One particular day, my kids, their dad and his date arrived at a celebratory event at which I also attended. I sat in a row behind my kids and watched them giggle, chat and entertain each other throughout the ceremony. And then, IT happened. One of my kids put his head on HER shoulder and she tossled his hair. It was a loving, tender moment and it tore my heart out.

I couldn't breathe. I couldn't stop watching. I left the ceremony, hyperventilating when I reached the vestibule doors. My son's head was meant to rest on my shoulder, no one else's. That special tenderness is for Mom only. That day ranks highly among the most painful moments in my life.

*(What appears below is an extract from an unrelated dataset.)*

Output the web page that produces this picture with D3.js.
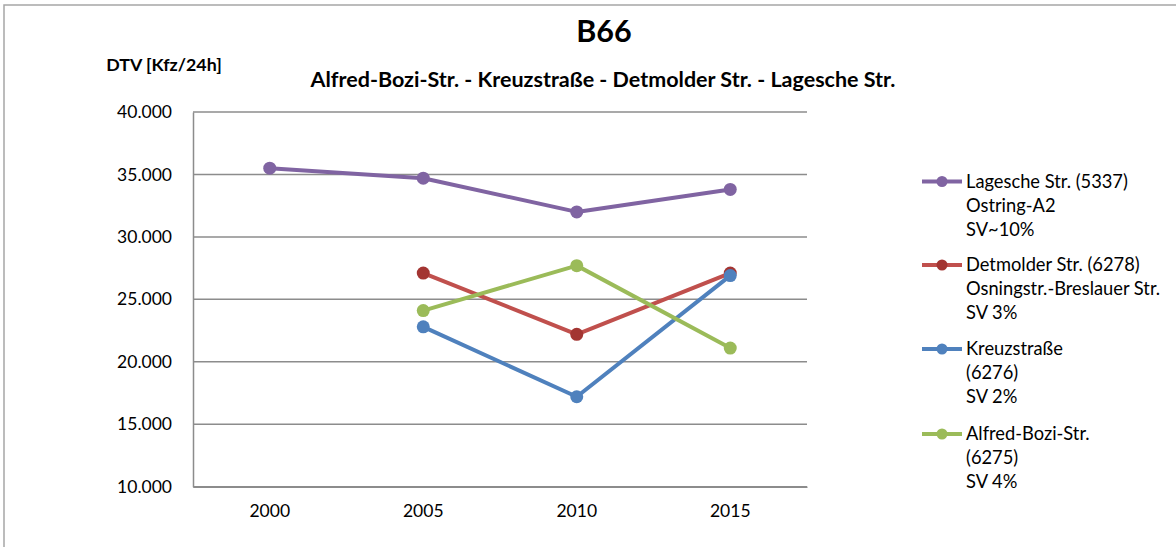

So, my co-step parents, let's do our best to love and be kind to our step kids and hope that someone else will give us the same consideration. All without stepping over that painful, smudgy line in the sand.

Until next time, choose happy.

1 comment:

  1. Wow! Understand! I guess when I started this road of parenthood, I was just way to young to feel such. I had my first at 17 and I so wanted to stay seventeen. So, during that point of my life it didn't matter to me who cared for my child as long as he was not being abused. Unfortunately, he did get abused by his father's girl friend, not because he was a step child but because he was my child. I am sure she would have felt differently if my son had been some other woman's.

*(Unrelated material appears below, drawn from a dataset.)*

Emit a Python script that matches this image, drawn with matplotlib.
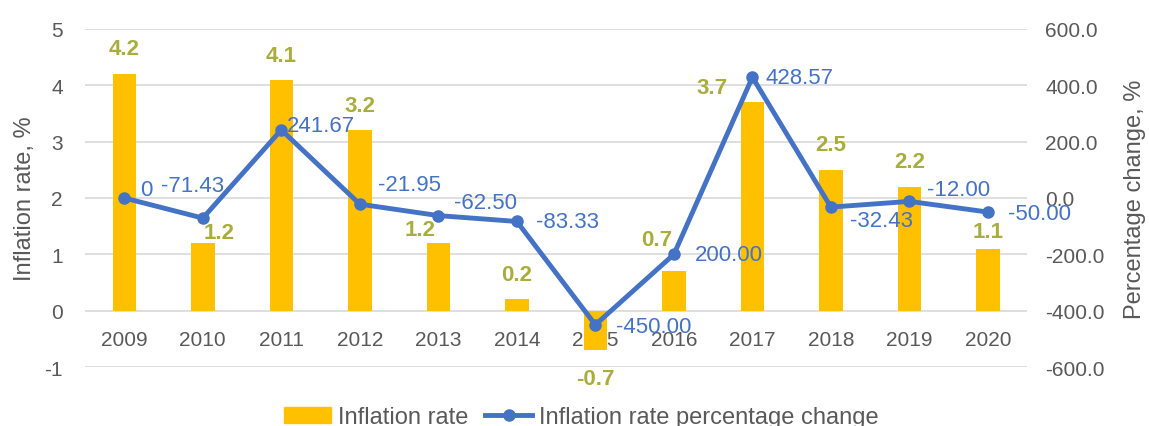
import numpy as np
import matplotlib
matplotlib.use('Agg')
import matplotlib.pyplot as plt
from matplotlib.lines import Line2D
from matplotlib.patches import Patch

years = ['2009', '2010', '2011', '2012', '2013', '2014',
         '2015', '2016', '2017', '2018', '2019', '2020']
inflation = [4.2, 1.2, 4.1, 3.2, 1.2, 0.2, -0.7, 0.7, 3.7, 2.5, 2.2, 1.1]
pct_change = [0, -71.43, 241.67, -21.95, -62.50, -83.33,
              -450.00, -200.00, 428.57, -32.43, -12.00, -50.00]
# labels as printed in the source chart (2016 shows no minus sign)
pct_labels = ['0', '-71.43', '241.67', '-21.95', '-62.50', '-83.33',
              '-450.00', '200.00', '428.57', '-32.43', '-12.00', '-50.00']

# label offsets in pixels (dx, dy) - hand placed like the excel chart
bar_off = [(0, 25), (16, 11), (0, 24), (0, 25), (-18, 14), (0, 25),
           (0, -28), (-17, 32), (-40, 15), (0, 25), (0, 25), (0, 17)]
line_off = [(22, 8), (-10, 33), (40, 4), (50, 20), (47, 13), (51, 0),
            (58, -2), (55, 0), (47, 0), (51, -13), (49, 12), (52, -1)]

bar_col = '#FFC000'
line_col = '#4472C4'
lab_col = '#A9AD3C'
txt_col = '#595959'
grid_col = '#D9D9D9'

plt.rcParams['font.family'] = ['Liberation Sans', 'DejaVu Sans']
plt.rcParams['axes.unicode_minus'] = False

fig = plt.figure(figsize=(11.49, 4.27), dpi=100)
ax = fig.add_axes([0.074, 0.138, 0.820, 0.792])
x = np.arange(len(years))

ax.bar(x, inflation, width=0.3, color=bar_col, zorder=2)
ax.set_ylim(-1, 5)
ax.set_xlim(-0.5, len(years) - 0.5)
ax.set_yticks(range(-1, 6))
ax.grid(axis='y', color=grid_col, linewidth=1.2, zorder=0)
for s in ax.spines.values():
    s.set_visible(False)
ax.spines['bottom'].set_position(('data', 0))
ax.set_xticks(x)
ax.set_xticklabels(years)
ax.tick_params(axis='x', length=0, pad=14, labelsize=15, labelcolor=txt_col)
ax.tick_params(axis='y', length=0, pad=16, labelsize=15, labelcolor=txt_col)
ax.set_ylabel('Inflation rate, %', fontsize=17, color=txt_col, labelpad=6)

for i, v in enumerate(inflation):
    ax.annotate(f'{v:.1f}', (x[i], v), xytext=bar_off[i], textcoords='offset pixels',
                ha='center', va='center', fontsize=16, fontweight='bold', color=lab_col, zorder=5)

ax2 = ax.twinx()
ax2.plot(x, pct_change, color=line_col, linewidth=3.5, marker='o', markersize=8, zorder=4)
ax2.set_ylim(-600, 600)
ax2.set_yticks(np.arange(-600, 601, 200))
ax2.set_yticklabels([f'{t:.1f}' for t in np.arange(-600, 601, 200)])
for s in ax2.spines.values():
    s.set_visible(False)
ax2.tick_params(axis='y', length=0, pad=13, labelsize=15, labelcolor=txt_col)
ax2.set_ylabel('Percentage change, %', fontsize=17, color=txt_col, labelpad=14)

for i, v in enumerate(pct_change):
    ax2.annotate(pct_labels[i], (x[i], v), xytext=line_off[i], textcoords='offset pixels',
                 ha='center', va='center', fontsize=16, color=line_col, zorder=6)

handles = [Patch(color=bar_col),
           Line2D([0], [0], color=line_col, linewidth=3.5, marker='o', markersize=8)]
fig.legend(handles, ['Inflation rate', 'Inflation rate percentage change'],
           loc='center', bbox_to_anchor=(0.506, 0.021), ncol=2, frameon=False,
           fontsize=17, labelcolor=txt_col, handlelength=2.0, columnspacing=0.7,
           handletextpad=0.3)

fig.savefig('out.png', dpi=100)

    I was raised in a small town and I married the man she had hoped to be her husband. Their plans, his plans, changed when I got pregnant. He wanted to do the right thing and so we got married. What a big mistake! Their affair continued and she became pregnant. Our children are less than a year apart. With that said, she did abuse my son. She was violent in temper and went to my in-laws and began to scream mean and nasty things at my son. His grandfather came to his rescue and made her leave. Later that day my son moved in with his grandparents. I don't think she was allowed to be near him from that day on. She finally left and found someone else, but her and my ex still find time when in the same area to have their moment.

    I agree we should do our best to love and be kind to our step kids, because when I was a child I was mistreated by adults who should have known better.

    Thanks again for a wonderful read.